An Arbitration Agreement is one of the key agreements in any commercial or contractual obligation between two parties whereby both resolve to refer themselves to arbitration by the virtue of a binding legal obligation created via contract/agreement of arbitration. In India, it has been commonly observed that parties have incorporated certain pre-conditions in their agreement in order to invoke their arbitration clause to refrain any party from raising any frivolous claims or other clauses in the dispute resolution process.
In numerous judgments of the Hon’ble Supreme Court of India, the courts have taken diverse views of the pre-conditions of arbitration agreement and have held diverse views. The courts have also differentiated between the instances of jurisdiction and that of admissibility and adjudicated the same keeping in mind the validity of agreement and claims.
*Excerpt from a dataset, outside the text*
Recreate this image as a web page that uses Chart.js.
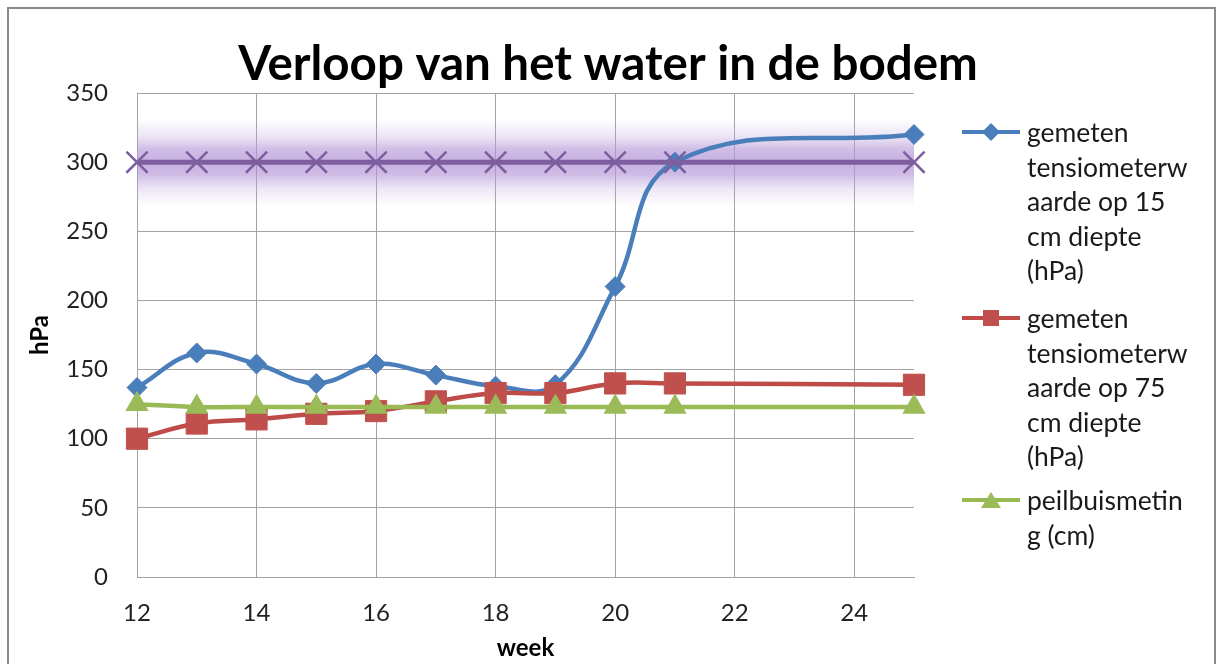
<!DOCTYPE html>
<html lang="nl">
<head>
<meta charset="UTF-8">
<title>Verloop van het water in de bodem</title>
<script src="https://cdn.jsdelivr.net/npm/chart.js"></script>
<style>
  html, body { margin: 0; padding: 0; background: #fff; }
  body { font-family: Lato, sans-serif; }
  #wrap { position: relative; width: 1216px; height: 664px; overflow: hidden; }
  #frame { position: absolute; left: 7px; top: 7px; width: 1209px; height: 720px;
           border: 2px solid #8a8a8a; box-sizing: border-box; }
  #myChart { position: absolute; left: 0; top: 0; }
  .entry { position: absolute; left: 962px; }
  .entry svg { position: absolute; left: 0; top: 7px; }
  .entry div { position: absolute; left: 65px; top: 0; white-space: nowrap;
               font-size: 26.5px; line-height: 34.5px; color: #1a1a1a; }
</style>
</head>
<body>
<div id="wrap">
  <div id="frame"></div>
  <canvas id="myChart" width="1216" height="664"></canvas>

  <div class="entry" style="top:115px">
    <svg width="60" height="20"><line x1="0" y1="10" x2="58" y2="10" stroke="#4a7ebb" stroke-width="4"/>
      <polygon points="29,1 38,10 29,19 20,10" fill="#4a7ebb"/></svg>
    <div>gemeten<br>tensiometerw<br>aarde op 15<br>cm diepte<br>(hPa)</div>
  </div>
  <div class="entry" style="top:301px">
    <svg width="60" height="20"><line x1="0" y1="10" x2="58" y2="10" stroke="#be4b48" stroke-width="4"/>
      <rect x="21" y="2" width="16" height="16" fill="#c0504d"/></svg>
    <div>gemeten<br>tensiometerw<br>aarde op 75<br>cm diepte<br>(hPa)</div>
  </div>
  <div class="entry" style="top:483px">
    <svg width="60" height="20"><line x1="0" y1="10" x2="58" y2="10" stroke="#98b954" stroke-width="4"/>
      <polygon points="29,2 39,18 19,18" fill="#9bbb59"/></svg>
    <div>peilbuismetin<br>g (cm)</div>
  </div>
</div>

<script>
  const weeks = [12, 13, 14, 15, 16, 17, 18, 19, 20, 21, 25];
  const tensio15 = [137, 162, 154, 140, 154, 146, 138, 139, 210, 300, 320];
  const tensio75 = [100, 111, 114, 118, 120, 127, 133, 133, 140, 140, 139];
  const peilbuis = [125, 123, 123, 123, 123, 123, 123, 123, 123, 123, 123];
  const grens = [300, 300, 300, 300, 300, 300, 300, 300, 300, 300, 300];

  const xTicks = [12, 14, 16, 18, 20, 22, 24];
  const yTicks = [0, 50, 100, 150, 200, 250, 300, 350];

  const toPoints = vals => weeks.map((w, i) => ({ x: w, y: vals[i] }));

  // zachte paarse band rond de grenslijn
  function glowColor(context) {
    const chart = context.chart;
    if (!chart.chartArea) return 'rgba(185,160,215,0.4)';
    const yc = chart.scales.y.getPixelForValue(grens[0]);
    const g = chart.ctx.createLinearGradient(0, yc - 44, 0, yc + 44);
    g.addColorStop(0, 'rgba(190,165,222,0)');
    g.addColorStop(0.2, 'rgba(190,165,222,0.28)');
    g.addColorStop(0.35, 'rgba(180,150,215,0.62)');
    g.addColorStop(0.5, 'rgba(175,145,212,0.72)');
    g.addColorStop(0.65, 'rgba(180,150,215,0.62)');
    g.addColorStop(0.8, 'rgba(190,165,222,0.28)');
    g.addColorStop(1, 'rgba(190,165,222,0)');
    return g;
  }

  const tickFont = { family: 'Lato', size: 24 };
  const gridColor = '#a3a3a3';

  new Chart(document.getElementById('myChart'), {
    type: 'line',
    data: {
      datasets: [
        {
          label: 'gemeten tensiometerwaarde op 15 cm diepte (hPa)',
          data: toPoints(tensio15),
          borderColor: '#4a7ebb', backgroundColor: '#4a7ebb',
          borderWidth: 4.5, tension: 0.4, clip: false,
          pointStyle: 'rectRot', pointRadius: 10, pointBorderWidth: 1,
          pointBackgroundColor: '#4a7ebb', pointBorderColor: '#4a7ebb',
          order: 4
        },
        {
          label: 'gemeten tensiometerwaarde op 75 cm diepte (hPa)',
          data: toPoints(tensio75),
          borderColor: '#be4b48', backgroundColor: '#c0504d',
          borderWidth: 4.5, tension: 0.4, clip: false,
          pointStyle: 'rect', pointRadius: 15, pointBorderWidth: 1,
          pointBackgroundColor: '#c0504d', pointBorderColor: '#c0504d',
          order: 3
        },
        {
          label: 'peilbuismeting (cm)',
          data: toPoints(peilbuis),
          borderColor: '#98b954', backgroundColor: '#9bbb59',
          borderWidth: 4.5, tension: 0.4, clip: false,
          pointStyle: 'triangle', pointRadius: 12, pointBorderWidth: 1.5,
          pointBackgroundColor: '#9bbb59', pointBorderColor: '#9bbb59',
          order: 2
        },
        {
          label: 'grens',
          data: toPoints(grens),
          borderColor: '#7d5fa0',
          borderWidth: 5, tension: 0, clip: false,
          pointStyle: 'crossRot', pointRadius: 15, pointBorderWidth: 2.5,
          pointBorderColor: '#7d5fa0',
          order: 1
        },
        {
          label: 'glow',
          data: toPoints(grens),
          borderColor: glowColor,
          borderWidth: 88, borderCapStyle: 'butt', tension: 0,
          pointRadius: 0,
          order: 5
        }
      ]
    },
    options: {
      responsive: false,
      animation: false,
      layout: { padding: 0 },
      plugins: {
        legend: { display: false },
        tooltip: { enabled: false },
        title: {
          display: true,
          text: 'Verloop van het water in de bodem',
          color: '#000',
          font: { family: 'Lato', size: 47.5, weight: 'bold' },
          padding: { top: 36, bottom: 0 }
        }
      },
      scales: {
        x: {
          type: 'linear',
          min: 12, max: 25,
          afterBuildTicks: scale => { scale.ticks = xTicks.map(v => ({ value: v })); },
          afterFit: scale => { scale.height = 87; },
          ticks: { font: tickFont, color: '#222', padding: 22, maxRotation: 0 },
          grid: { color: gridColor, drawTicks: false },
          border: { color: gridColor },
          title: { display: true, text: 'week', color: '#000',
                   font: { family: 'Lato', size: 24, weight: 'bold' },
                   padding: { top: 0, bottom: 1 } }
        },
        y: {
          min: 0, max: 350,
          afterBuildTicks: scale => { scale.ticks = yTicks.map(v => ({ value: v })); },
          afterFit: scale => { scale.width = 137; },
          ticks: { font: tickFont, color: '#222', padding: 29 },
          grid: { color: gridColor, drawTicks: false },
          border: { color: gridColor },
          title: { display: true, text: 'hPa', color: '#000',
                   font: { family: 'Lato', size: 24, weight: 'bold' },
                   padding: { top: 26, bottom: 0 } }
        },
        // lege as rechts: ruimte voor de legenda
        legendSpace: {
          position: 'right',
          afterFit: scale => { scale.width = 302; },
          ticks: { display: false },
          grid: { display: false },
          border: { display: false }
        }
      }
    }
  });
</script>
</body>
</html>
For instance, in the matter of S.K Jain V. State of Haryana; the Hon’ble Supreme Court of India held that the language which has been used in the arbitration clause mandatorily required adherence to numerous pre-conditions to invoke the arbitration agreement.
However, once the matter reached the Arbitral Tribunal, it was held that since the essentials of the agreement were not completely met, the arbitration could not be successfully invoked.
In the matter of United India Insurance Co. Ltd. V. Hyundai Engineering And Constructions Co. Ltd., the Supreme Court of India noted in its observations that wherein the amount of vehicle’s policy claim had to be admitted under the agreement as a pre-condition to bring forth a claim of arbitration, it was essential and mandatory to satisfy the same before commencing of the arbitration proceedings since the amount in pecuniary terms can only be made the subject matter of the dispute. Therefore, the Hon’ble Court came to the conclusion that the arbitration agreement would come to life only if the liability with respect to the car policy is admitted by the party making default as a pre-condition of the agreement.
Therefore, while looking into the pre-conditions of an agreement of arbitration or arbitration clauses, it is not essential that pre-conditions should be mandatorily satisfied but it is essential that such pre-conditions which form the base and essence of the agreement/clause and without which the agreement cannot be commenced should mandatorily be satisfied. However, any ancillary/dilatory nature of pre-conditions which have been enacted merely to delay the arbitration clause or derail the objectives of arbitration proceedings have time and again been held invalid.